Task requirements -
Review the material and extract every line in which the word "this" occurs.
**** Provided material ****
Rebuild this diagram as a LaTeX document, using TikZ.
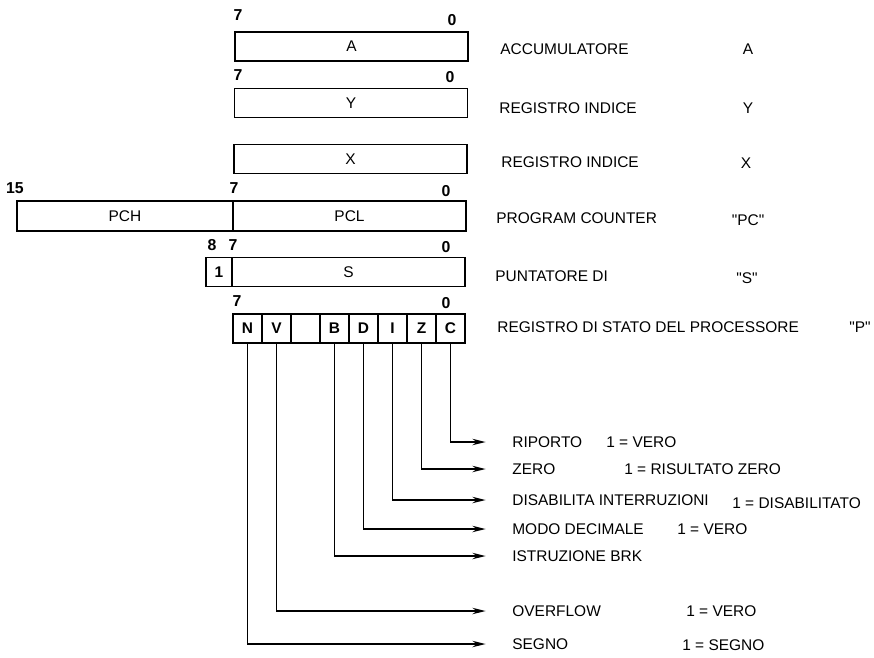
****
**** Provided material ****
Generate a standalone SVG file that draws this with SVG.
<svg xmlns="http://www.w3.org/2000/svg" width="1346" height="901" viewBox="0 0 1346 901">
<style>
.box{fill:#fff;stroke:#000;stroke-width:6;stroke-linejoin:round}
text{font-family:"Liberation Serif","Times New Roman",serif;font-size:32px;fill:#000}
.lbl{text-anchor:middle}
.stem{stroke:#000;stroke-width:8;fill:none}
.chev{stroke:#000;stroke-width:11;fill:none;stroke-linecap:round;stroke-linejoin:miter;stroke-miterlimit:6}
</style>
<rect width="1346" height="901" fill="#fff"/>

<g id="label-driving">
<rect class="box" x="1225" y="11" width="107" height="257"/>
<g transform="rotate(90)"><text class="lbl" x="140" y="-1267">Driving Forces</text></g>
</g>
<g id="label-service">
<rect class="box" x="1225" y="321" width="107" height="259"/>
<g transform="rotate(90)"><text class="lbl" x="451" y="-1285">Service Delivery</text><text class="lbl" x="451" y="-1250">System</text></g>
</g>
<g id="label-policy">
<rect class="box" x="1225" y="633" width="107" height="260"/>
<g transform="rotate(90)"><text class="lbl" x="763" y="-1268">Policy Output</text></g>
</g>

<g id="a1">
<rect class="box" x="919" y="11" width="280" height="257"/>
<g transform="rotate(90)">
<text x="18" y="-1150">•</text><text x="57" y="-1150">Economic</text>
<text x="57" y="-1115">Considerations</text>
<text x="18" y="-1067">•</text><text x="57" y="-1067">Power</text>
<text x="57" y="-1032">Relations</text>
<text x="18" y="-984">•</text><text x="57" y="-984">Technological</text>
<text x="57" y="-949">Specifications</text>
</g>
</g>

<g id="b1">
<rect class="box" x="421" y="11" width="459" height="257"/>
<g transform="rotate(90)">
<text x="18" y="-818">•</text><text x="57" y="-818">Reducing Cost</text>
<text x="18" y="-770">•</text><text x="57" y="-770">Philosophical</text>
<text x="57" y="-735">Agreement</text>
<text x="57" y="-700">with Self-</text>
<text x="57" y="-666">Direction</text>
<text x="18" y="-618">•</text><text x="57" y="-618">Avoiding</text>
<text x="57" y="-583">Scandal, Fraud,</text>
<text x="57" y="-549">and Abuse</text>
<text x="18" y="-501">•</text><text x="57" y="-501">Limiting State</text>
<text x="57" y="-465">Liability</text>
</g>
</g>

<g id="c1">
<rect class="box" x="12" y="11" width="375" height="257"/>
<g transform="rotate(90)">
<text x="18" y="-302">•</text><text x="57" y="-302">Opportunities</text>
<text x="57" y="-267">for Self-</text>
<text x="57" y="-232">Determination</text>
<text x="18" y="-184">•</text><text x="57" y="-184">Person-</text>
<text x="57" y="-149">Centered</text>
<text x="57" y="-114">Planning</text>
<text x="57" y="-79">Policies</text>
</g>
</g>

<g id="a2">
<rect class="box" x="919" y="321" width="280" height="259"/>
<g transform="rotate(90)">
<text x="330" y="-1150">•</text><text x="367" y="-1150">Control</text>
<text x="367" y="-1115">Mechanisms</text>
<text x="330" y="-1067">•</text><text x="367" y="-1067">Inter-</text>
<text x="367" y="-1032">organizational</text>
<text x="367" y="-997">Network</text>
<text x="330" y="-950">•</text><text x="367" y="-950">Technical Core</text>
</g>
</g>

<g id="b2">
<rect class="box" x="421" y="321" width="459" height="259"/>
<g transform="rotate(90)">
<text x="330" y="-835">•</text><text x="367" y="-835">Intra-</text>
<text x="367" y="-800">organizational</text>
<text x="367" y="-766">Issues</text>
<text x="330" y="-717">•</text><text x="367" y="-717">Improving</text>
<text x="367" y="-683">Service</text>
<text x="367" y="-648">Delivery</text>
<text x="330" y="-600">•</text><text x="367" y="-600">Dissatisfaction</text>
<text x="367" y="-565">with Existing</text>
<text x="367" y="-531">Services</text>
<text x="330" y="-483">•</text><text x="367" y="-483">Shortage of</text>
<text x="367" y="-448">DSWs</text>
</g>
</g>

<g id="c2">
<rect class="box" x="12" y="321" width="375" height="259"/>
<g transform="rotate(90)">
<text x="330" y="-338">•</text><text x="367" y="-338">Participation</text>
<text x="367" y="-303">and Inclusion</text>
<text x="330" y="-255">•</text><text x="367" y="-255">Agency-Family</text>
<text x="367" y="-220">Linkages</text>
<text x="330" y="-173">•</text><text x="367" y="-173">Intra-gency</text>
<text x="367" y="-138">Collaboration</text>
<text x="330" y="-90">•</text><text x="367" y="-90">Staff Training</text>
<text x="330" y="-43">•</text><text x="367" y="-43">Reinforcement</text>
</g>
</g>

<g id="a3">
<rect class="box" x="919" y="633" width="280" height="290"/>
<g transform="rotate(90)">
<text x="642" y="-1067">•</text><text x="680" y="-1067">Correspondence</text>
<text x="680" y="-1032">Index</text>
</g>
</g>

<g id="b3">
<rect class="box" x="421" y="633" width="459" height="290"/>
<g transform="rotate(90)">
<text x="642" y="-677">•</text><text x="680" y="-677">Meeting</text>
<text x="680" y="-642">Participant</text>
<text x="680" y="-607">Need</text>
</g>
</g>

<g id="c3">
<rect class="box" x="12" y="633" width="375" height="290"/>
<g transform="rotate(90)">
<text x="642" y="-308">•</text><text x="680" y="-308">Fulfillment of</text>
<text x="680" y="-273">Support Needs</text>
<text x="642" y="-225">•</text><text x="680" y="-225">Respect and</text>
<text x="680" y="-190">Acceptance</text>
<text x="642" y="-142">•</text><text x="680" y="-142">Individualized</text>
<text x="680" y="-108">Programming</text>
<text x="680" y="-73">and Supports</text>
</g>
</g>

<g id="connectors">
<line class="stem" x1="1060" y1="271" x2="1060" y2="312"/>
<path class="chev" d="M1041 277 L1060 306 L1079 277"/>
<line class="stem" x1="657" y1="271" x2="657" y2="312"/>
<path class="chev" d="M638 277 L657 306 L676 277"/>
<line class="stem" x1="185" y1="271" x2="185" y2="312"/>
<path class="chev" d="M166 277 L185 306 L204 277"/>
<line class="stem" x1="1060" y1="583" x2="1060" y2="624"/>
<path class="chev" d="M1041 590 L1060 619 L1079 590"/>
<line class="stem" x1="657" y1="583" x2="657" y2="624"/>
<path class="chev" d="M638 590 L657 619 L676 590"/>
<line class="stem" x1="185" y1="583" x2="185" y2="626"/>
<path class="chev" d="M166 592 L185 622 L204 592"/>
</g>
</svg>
****
Answer in full -
Rebuild this diagram as a LaTeX document, using TikZ.
Generate a standalone SVG file that draws this with SVG.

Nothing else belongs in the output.